Russia-backed separatist blocking aid in east Ukraine.
In his statement on Tuesday, Ivan Simonovic, the assistant U.N. secretary-general for human rights noted that efforts by Russia-backed separatist rebels to block "desperately needed" humanitarian aid from reaching people in conflict-ridden eastern Ukraine could amount to crimes against humanity. Mr. Simonovic criticized as a "great mistake" the move by rebels who control the eastern city of Luhansk to kick out U.N. and humanitarian aid agencies.
"I do think that currently the military warfare has been transformed into some sort of humanitarian war," Simonovic told reporters in Geneva after visiting rebel-held eastern Ukraine last week.
Russia-backed separatists have been fighting Ukrainian government troops in east of the country since April 2014, and at least 8,000 people have been killed in the conflict.
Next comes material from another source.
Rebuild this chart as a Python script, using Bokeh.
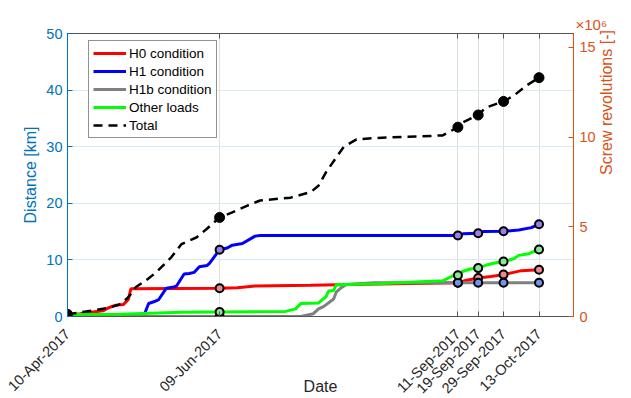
import math
import pandas as pd
from bokeh.plotting import figure
from bokeh.models import (Range1d, LinearAxis, DatetimeAxis, FixedTicker, DatetimeTickFormatter,
                          CustomJSTickFormatter, Legend, LegendItem)
from bokeh.embed import file_html
from bokeh.resources import INLINE

# ---------------- data (km) ----------------
tick_dates = ["2017-04-10", "2017-06-09", "2017-09-11", "2017-09-19", "2017-09-29", "2017-10-13"]
marker_dates = ["2017-06-09", "2017-09-11", "2017-09-19", "2017-09-29", "2017-10-13"]
total_marker_dates = ["2017-04-10"] + marker_dates

H0_dates = ["2017-04-10", "2017-04-15", "2017-04-20", "2017-04-24", "2017-04-26", "2017-04-29",
            "2017-05-02", "2017-05-04", "2017-05-05", "2017-06-09", "2017-06-16", "2017-06-23",
            "2017-07-15", "2017-08-05", "2017-09-11", "2017-09-14", "2017-09-19", "2017-09-24",
            "2017-09-29", "2017-10-03", "2017-10-06", "2017-10-13"]
H0_km = [0.3, 0.5, 0.8, 1.0, 1.5, 2.0, 2.1, 3.0, 4.9, 5.0, 5.1, 5.4, 5.5, 5.7, 5.95, 6.35,
         6.8, 7.05, 7.4, 7.8, 8.1, 8.25]

H1_dates = ["2017-04-10", "2017-05-10", "2017-05-12", "2017-05-14", "2017-05-16", "2017-05-19",
            "2017-05-22", "2017-05-23", "2017-05-26", "2017-05-28", "2017-05-30", "2017-06-01",
            "2017-06-04", "2017-06-05", "2017-06-09", "2017-06-12", "2017-06-14", "2017-06-18",
            "2017-06-23", "2017-06-25", "2017-09-11", "2017-09-13", "2017-09-19", "2017-09-21",
            "2017-09-29", "2017-10-05", "2017-10-10", "2017-10-13"]
H1_km = [0, 0, 2.3, 2.6, 3.0, 5.0, 5.2, 5.4, 7.5, 7.6, 7.8, 8.8, 9.0, 9.4, 11.8, 12.1, 12.6,
         12.9, 14.2, 14.3, 14.3, 14.6, 14.7, 15.0, 15.05, 15.3, 15.7, 16.3]

H1b_dates = ["2017-04-10", "2017-06-09", "2017-07-11", "2017-07-16", "2017-07-18", "2017-07-20",
             "2017-07-24", "2017-07-25", "2017-07-27", "2017-07-29", "2017-08-09", "2017-09-11",
             "2017-09-19", "2017-09-29", "2017-10-13"]
H1b_km = [0, 0, 0, 0.5, 1.35, 1.75, 3.1, 4.3, 5.1, 5.65, 5.95, 5.95, 5.95, 5.95, 5.95]

Other_dates = ["2017-04-10", "2017-05-01", "2017-05-25", "2017-06-09", "2017-07-05", "2017-07-09",
               "2017-07-11", "2017-07-18", "2017-07-21", "2017-07-22", "2017-07-24", "2017-07-25",
               "2017-08-10", "2017-09-05", "2017-09-09", "2017-09-11", "2017-09-13", "2017-09-16",
               "2017-09-19", "2017-09-23", "2017-09-27", "2017-09-29", "2017-10-03", "2017-10-05",
               "2017-10-09", "2017-10-13"]
Other_km = [0.35, 0.4, 0.75, 0.8, 0.9, 1.35, 2.3, 2.4, 3.5, 4.5, 4.6, 5.6, 5.8, 6.3, 7.2, 7.3,
            8.0, 8.4, 8.55, 9.2, 9.6, 9.7, 10.2, 10.8, 11.1, 11.85]

Total_dates = ["2017-04-10", "2017-04-20", "2017-04-26", "2017-05-01", "2017-05-04", "2017-05-07",
               "2017-05-11", "2017-05-15", "2017-05-21", "2017-05-25", "2017-05-31", "2017-06-04",
               "2017-06-09", "2017-06-14", "2017-06-20", "2017-06-25", "2017-07-07", "2017-07-15",
               "2017-07-18", "2017-07-21", "2017-07-25", "2017-07-28", "2017-08-02", "2017-08-12",
               "2017-08-26", "2017-09-05", "2017-09-11", "2017-09-13", "2017-09-19", "2017-09-22",
               "2017-09-29", "2017-10-03", "2017-10-08", "2017-10-13"]
Total_km = [0.4, 1.05, 1.5, 2.2, 3.4, 5.2, 6.4, 7.8, 10.5, 12.8, 14.0, 15.5, 17.5, 18.4, 19.6,
            20.5, 21.0, 22.0, 23.1, 25.5, 28.1, 30.0, 31.3, 31.6, 31.8, 32.0, 33.45, 34.3, 35.6,
            36.9, 38.0, 39.0, 40.8, 42.2]

left_ticks = [0, 10, 20, 30, 40, 50]
right_ticks = [0, 5e6, 10e6, 15e6]
rev_max = 15.77e6
days_span = 199.6

# ---------------- styling ----------------
FONT = "Liberation Sans"
AX_BLUE = "#0072BD"
AX_ORANGE = "#D95319"
DARK = "#262626"
BOX = "#555555"
TICK_FS = "14.5px"
LABEL_FS = "16px"


def dt(s):
    return pd.Timestamp(s).to_pydatetime()


def ms(ts):
    return pd.Timestamp(ts).timestamp() * 1000.0


def at(dates, vals, wanted):
    d = dict(zip(dates, vals))
    return [d[w] for w in wanted]


x0 = pd.Timestamp(tick_dates[0])
x1 = x0 + pd.Timedelta(days=days_span)

p = figure(width=631, height=398, x_axis_type="datetime", output_backend="svg",
           toolbar_location=None, x_range=Range1d(x0.to_pydatetime(), x1.to_pydatetime()),
           y_range=Range1d(0, 50), min_border_left=67, min_border_right=58,
           min_border_top=33, min_border_bottom=82)
p.background_fill_color = "white"
p.border_fill_color = "white"
p.outline_line_color = BOX
p.outline_line_width = 1

xt = FixedTicker(ticks=[ms(d) for d in tick_dates])
fmt = "%d-%b-%Y"
p.xaxis.ticker = xt
p.xaxis.formatter = DatetimeTickFormatter(microseconds=fmt, milliseconds=fmt, seconds=fmt,
                                          minsec=fmt, minutes=fmt, hourmin=fmt, hours=fmt,
                                          days=fmt, months=fmt, years=fmt)
p.xaxis.major_label_orientation = math.pi / 4
p.xaxis.major_label_text_font = FONT
p.xaxis.major_label_text_font_size = TICK_FS
p.xaxis.major_label_text_color = DARK
p.xaxis.axis_line_color = BOX
p.xaxis.major_tick_line_color = BOX
p.xaxis.major_tick_in = 5
p.xaxis.major_tick_out = 0
p.xaxis.minor_tick_line_color = None
p.xaxis.major_label_standoff = 15
p.xaxis.axis_label = "Date"
p.xaxis.axis_label_text_font = FONT
p.xaxis.axis_label_text_font_style = "normal"
p.xaxis.axis_label_text_font_size = LABEL_FS
p.xaxis.axis_label_text_color = DARK
p.xaxis.axis_label_standoff = -27

p.xgrid.ticker = xt
p.xgrid.grid_line_color = "#DFDFDF"
p.ygrid.grid_line_color = "#D9EAF5"

p.yaxis.ticker = FixedTicker(ticks=left_ticks)
p.yaxis.axis_label = "Distance [km]"
p.yaxis.axis_label_text_font = FONT
p.yaxis.axis_label_text_font_style = "normal"
p.yaxis.axis_label_text_font_size = LABEL_FS
p.yaxis.axis_label_text_color = AX_BLUE
p.yaxis.major_label_text_font = FONT
p.yaxis.major_label_text_font_size = TICK_FS
p.yaxis.major_label_text_color = AX_BLUE
p.yaxis.axis_line_color = AX_BLUE
p.yaxis.major_tick_line_color = AX_BLUE
p.yaxis.major_tick_in = 5
p.yaxis.major_tick_out = 0
p.yaxis.minor_tick_line_color = None
p.yaxis.major_label_standoff = 5
p.yaxis.axis_label_standoff = 4

p.extra_y_ranges = {"rev": Range1d(0, rev_max)}
rax = LinearAxis(y_range_name="rev", ticker=FixedTicker(ticks=right_ticks),
                 formatter=CustomJSTickFormatter(code="return (tick/1e6).toFixed(0)"),
                 axis_label="Screw revolutions [-]")
rax.axis_label_text_font = FONT
rax.axis_label_text_font_style = "normal"
rax.axis_label_text_font_size = LABEL_FS
rax.axis_label_text_color = AX_ORANGE
rax.major_label_text_font = FONT
rax.major_label_text_font_size = TICK_FS
rax.major_label_text_color = AX_ORANGE
rax.axis_line_color = AX_ORANGE
rax.major_tick_line_color = AX_ORANGE
rax.major_tick_in = 5
rax.major_tick_out = 0
rax.minor_tick_line_color = None
rax.major_label_standoff = 6
rax.axis_label_standoff = 8
try:
    rax.axis_label_orientation = math.pi / 2
except Exception:
    pass
p.add_layout(rax, "right")

tax = DatetimeAxis(ticker=xt, formatter=CustomJSTickFormatter(code="return ''"),
                   axis_line_color=BOX, major_tick_line_color=BOX, major_tick_in=5,
                   major_tick_out=0, minor_tick_line_color=None, major_label_standoff=0,
                   major_label_text_font_size="1px")
p.add_layout(tax, "above")

# exponent of the right axis, shown as MATLAB does above the axis
p.title.text = "×10⁶"
p.title.text_font = FONT
p.title.text_font_size = "15px"
p.title.text_font_style = "normal"
p.title.text_color = AX_ORANGE
p.title.align = "left"
p.title.offset = 508
p.title.standoff = 2

# ---------------- lines ----------------
r_h0 = p.line([dt(d) for d in H0_dates], H0_km, line_color="#FF0000", line_width=3)
r_h1 = p.line([dt(d) for d in H1_dates], H1_km, line_color="#0000FF", line_width=3)
r_h1b = p.line([dt(d) for d in H1b_dates], H1b_km, line_color="#808080", line_width=3)
r_oth = p.line([dt(d) for d in Other_dates], Other_km, line_color="#00FF00", line_width=3)
r_tot = p.line([dt(d) for d in Total_dates], Total_km, line_color="black", line_width=2.5,
               line_dash="9 6")

# ---------------- markers ----------------
mk_x = [dt(d) for d in marker_dates]
p.scatter(mk_x, at(H0_dates, H0_km, marker_dates), size=8, fill_color="#F0868F",
          line_color="black", line_width=2)
p.scatter(mk_x, at(H1_dates, H1_km, marker_dates), size=8, fill_color="#9A80E6",
          line_color="black", line_width=2)
p.scatter(mk_x, at(H1b_dates, H1b_km, marker_dates), size=8, fill_color="#6F95EE",
          line_color="black", line_width=2)
p.scatter(mk_x, at(Other_dates, Other_km, marker_dates), size=8, fill_color="#8AE897",
          line_color="black", line_width=2)
p.scatter([dt(d) for d in total_marker_dates], at(Total_dates, Total_km, total_marker_dates),
          size=10, fill_color="black", line_color="black", line_width=1)

# ---------------- legend ----------------
legend = Legend(items=[LegendItem(label="H0 condition", renderers=[r_h0]),
                       LegendItem(label="H1 condition", renderers=[r_h1]),
                       LegendItem(label="H1b condition", renderers=[r_h1b]),
                       LegendItem(label="Other loads", renderers=[r_oth]),
                       LegendItem(label="Total", renderers=[r_tot])],
                location=(21, 178))
legend.label_text_font = FONT
legend.label_text_font_size = "13.5px"
legend.label_text_color = "black"
legend.glyph_width = 33
legend.glyph_height = 16
legend.label_height = 16
legend.label_standoff = 3
legend.spacing = 2
legend.padding = 4
legend.margin = 0
legend.border_line_color = DARK
legend.border_line_width = 1
legend.background_fill_color = "white"
legend.background_fill_alpha = 1
p.add_layout(legend)

open("out.html", "w").write(file_html(p, INLINE))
Simonovic said 90,000 UNICEF polio vaccines are now unlikely to reach children in the area where polio cases have turned up.
A lot of children don't have access to basic medicines, he said, pointing to a shortage of antiretroviral medicines needed by about 8,000 people in the Donetsk area.
According to UNICEF data, Ukraine has had one of the fastest growing HIV epidemics in the world.
Earlier German Chancellor Angela Merkel urged Russia to use "its not-inconsiderable influence on the separatists" to ensure access for humanitarian organizations as foreseen in a peace-deal struck in Minsk, Belarus, whose terms haven't been applied fully.
Merkel will meet the leaders of Russia, Ukraine and France in Paris on Friday to discuss the conflict in Ukraine, and Simonovic said he hoped that that so-called Normandy group meeting would make progress toward easing the humanitarian situation.